--- start MATERIALS PROVIDED ---

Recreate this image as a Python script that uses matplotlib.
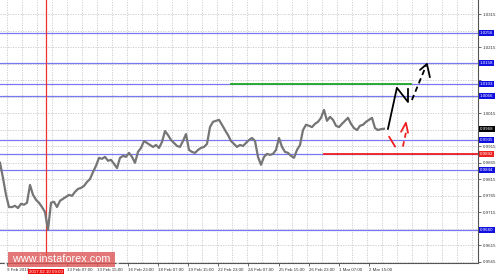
import matplotlib
matplotlib.use("Agg")
import matplotlib.pyplot as plt
from matplotlib.patches import FancyBboxPatch
import numpy as np

# --- DATA ---
# close prices, one sample per 3 hours
prices = [
    0.9865, 0.9819, 0.9768, 0.9731, 0.9731, 0.9735, 0.9728, 0.9741, 0.9738, 0.9744,
    0.9798, 0.9768, 0.9753, 0.9744, 0.9731, 0.9716, 0.9662, 0.9744, 0.9747, 0.9731,
    0.9750, 0.9756, 0.9762, 0.9768, 0.9765, 0.9777, 0.9786, 0.9789, 0.9795, 0.9807,
    0.9816, 0.9837, 0.9856, 0.9880, 0.9877, 0.9883, 0.9871, 0.9874, 0.9862, 0.9849,
    0.9880, 0.9886, 0.9883, 0.9895, 0.9883, 0.9865, 0.9898, 0.9910, 0.9931, 0.9925,
    0.9919, 0.9913, 0.9919, 0.9910, 0.9928, 0.9961, 0.9949, 0.9934, 0.9925, 0.9916,
    0.9913, 0.9931, 0.9952, 0.9904, 0.9898, 0.9895, 0.9904, 0.9910, 0.9913, 0.9922,
    0.9973, 0.9989, 0.9992, 0.9995, 0.9980, 0.9964, 0.9949, 0.9931, 0.9922, 0.9913,
    0.9919, 0.9916, 0.9925, 0.9934, 0.9940, 0.9931, 0.9883, 0.9859, 0.9883, 0.9892,
    0.9889, 0.9892, 0.9904, 0.9940, 0.9913, 0.9898, 0.9895, 0.9886, 0.9880, 0.9904,
    0.9919, 0.9964, 0.9980, 0.9977, 0.9973, 0.9983, 0.9989, 1.0001, 1.0025, 0.9992,
    1.0004, 0.9995, 0.9977, 0.9973, 0.9983, 0.9992, 1.0001, 0.9983, 0.9970, 0.9964,
    0.9977, 0.9980, 0.9989, 0.9995, 1.0001, 0.9970, 0.9964, 0.9967, 0.9968,
]
last_price = "0.9968"

# support / resistance levels (blue) and their labels
levels = [1.0257, 1.0168, 1.0103, 1.0066, 0.9935, 0.9892, 0.9843, 0.9661]
level_labels = ["1.0256", "1.0158", "1.0103", "1.0066", "0.9935", "0.9892", "0.9844", "0.9660"]
green_level = 1.0103
green_span = (77, 137)
red_level = 0.9892
red_start = 108
red_vline = 15.3
red_vline_label = "2017.02.10 09:00"

price_ticks = [0.9565, 0.9615, 0.9665, 0.9715, 0.9765, 0.9815, 0.9865, 0.9915, 0.9965,
               1.0015, 1.0065, 1.0115, 1.0165, 1.0215, 1.0265, 1.0315]
# tick labels hidden behind the level boxes
hidden_ticks = [0.9665, 0.9965, 1.0065, 1.0115, 1.0165, 1.0265]
time_ticks = [2.3, 22.3, 32.3, 42.6, 52.6, 62.6, 72.6, 82.6, 92.9, 103.0, 113.0, 123.0]
time_labels = ["9 Feb 2017", "13 Feb 07:00", "13 Feb 15:00", "16 Feb 23:00", "18 Feb 07:00",
               "19 Feb 15:00", "22 Feb 23:00", "24 Feb 07:00", "25 Feb 15:00",
               "26 Feb 23:00", "1 Mar 07:00", "2 Mar 15:00"]

# hand-drawn forecast paths (bar, price)
bull_path = [(129.3, 0.9967), (132.3, 1.0092), (136.0, 1.0049), (136.0, 1.0089)]
bull_dash = [(137.3, 1.0055), (142.0, 1.0158)]
bull_head = [(140.0, 1.0146), (142.3, 1.0164), (143.3, 1.0124)]
bear_dash1 = [(129.7, 0.9944), (131.7, 0.9914)]
bear_dash2 = [(134.3, 0.9914), (135.3, 0.9956)]
bear_head = [(133.7, 0.9959), (135.3, 0.9986), (136.0, 0.9956)]

plt.rcParams['font.family'] = ['Liberation Sans', 'DejaVu Sans']

fig = plt.figure(figsize=(5, 2.75), dpi=100)
ax = fig.add_axes([0, 12 / 275, 478 / 500, 263 / 275])

x = np.arange(len(prices))
X_MAX = 478 / 3
ax.set_xlim(0, X_MAX)
ax.set_ylim(0.95618, 1.03576)

# grid
for t in price_ticks:
    ax.axhline(t, color="#c8c8c8", lw=0.6, ls=(0, (1.5, 1.5)), zorder=0)
for v in np.arange(2.3, X_MAX, 5.0):
    ax.axvline(v, color="#c8c8c8", lw=0.6, ls=(0, (1.5, 1.5)), zorder=0)

# levels
for lv in levels:
    ax.axhline(lv, color="#7878f2", lw=0.9, zorder=1)
ax.plot(green_span, [green_level, green_level], color="#22aa22", lw=1.3, zorder=2)
ax.plot([red_start, X_MAX], [red_level, red_level], color="#ee2020", lw=1.3, zorder=2)
ax.axvline(red_vline, color="#ee3030", lw=0.9, zorder=2)

# price
ax.plot(x, prices, color="#757575", lw=1.6, zorder=3)

# forecast drawings
def draw(path, color, ls="-"):
    xs, ys = zip(*path)
    ax.plot(xs, ys, color=color, lw=1.3, ls=ls, zorder=4, solid_capstyle="round")

draw(bull_path, "black")
draw(bull_dash, "black", (0, (3, 2)))
draw(bull_head, "black")
draw(bear_dash1, "#ee2020")
draw(bear_dash2, "#ee2020", (0, (3, 2)))
draw(bear_head, "#ee2020")

# axes styling
for s in ["left", "top"]:
    ax.spines[s].set_visible(False)
for s in ["right", "bottom"]:
    ax.spines[s].set_color("#555555")
    ax.spines[s].set_linewidth(0.8)
ax.yaxis.tick_right()
ax.set_yticks(price_ticks)
ax.set_yticklabels(["" if t in hidden_ticks else f"{t:.4f}" for t in price_ticks])
ax.set_xticks(time_ticks)
ax.set_xticklabels(time_labels, ha="left")
ax.tick_params(axis="y", length=2, width=0.5, pad=1.5, labelsize=3.2, colors="#333333")
ax.tick_params(axis="x", length=2, width=0.5, pad=1.5, labelsize=3.2, colors="#333333")

# price boxes on the right axis
box_kw = dict(transform=ax.get_yaxis_transform(), fontsize=3.2, va="center", ha="left",
              color="white", zorder=10, clip_on=False)
for lv, lab in zip(levels, level_labels):
    fc = "#ee2020" if lab == "0.9892" else "#1010e0"
    ax.text(1.004, lv, lab, bbox=dict(boxstyle="square,pad=0.25", fc=fc, ec="none"), **box_kw)
ax.text(1.004, prices[-1], last_price, bbox=dict(boxstyle="square,pad=0.25", fc="black", ec="none"), **box_kw)

# red vline date box
ax.text(red_vline, -0.025, red_vline_label, transform=ax.get_xaxis_transform(), fontsize=3.2,
        ha="center", va="top", color="white", clip_on=False,
        bbox=dict(boxstyle="square,pad=0.2", fc="#ee1010", ec="none"), zorder=10)

# watermark
wm = FancyBboxPatch((8 / 500, 8 / 275), 107 / 500, 15 / 275, boxstyle="square,pad=0",
                    transform=fig.transFigure, fc="#dd5555", ec="none", alpha=0.8, zorder=20)
fig.patches.append(wm)
fig.text(61.5 / 500, 15.5 / 275, "[  www.instaforex.com  ]", color="white", fontsize=7.8,
         ha="center", va="center", zorder=21)

fig.savefig("out.png", dpi=100)
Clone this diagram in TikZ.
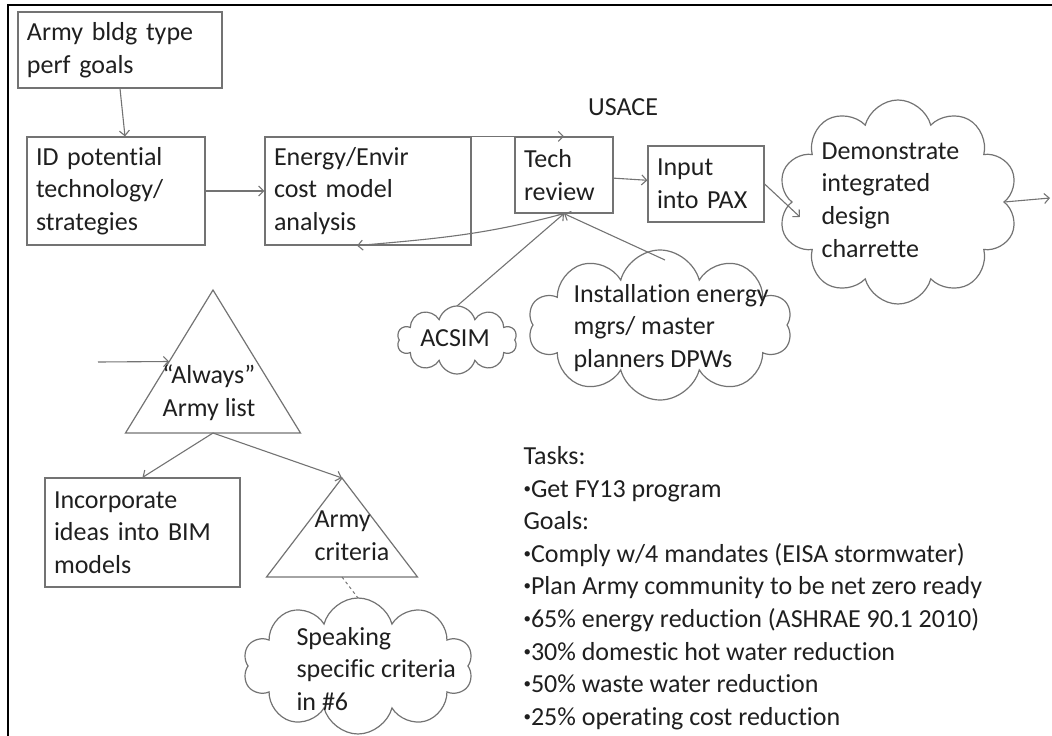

--- end MATERIALS PROVIDED ---

■ REQUIRED TASK
Give only the count of lines in this material that contain the string "matplotlib".

■ FINISHED EXERCISE
5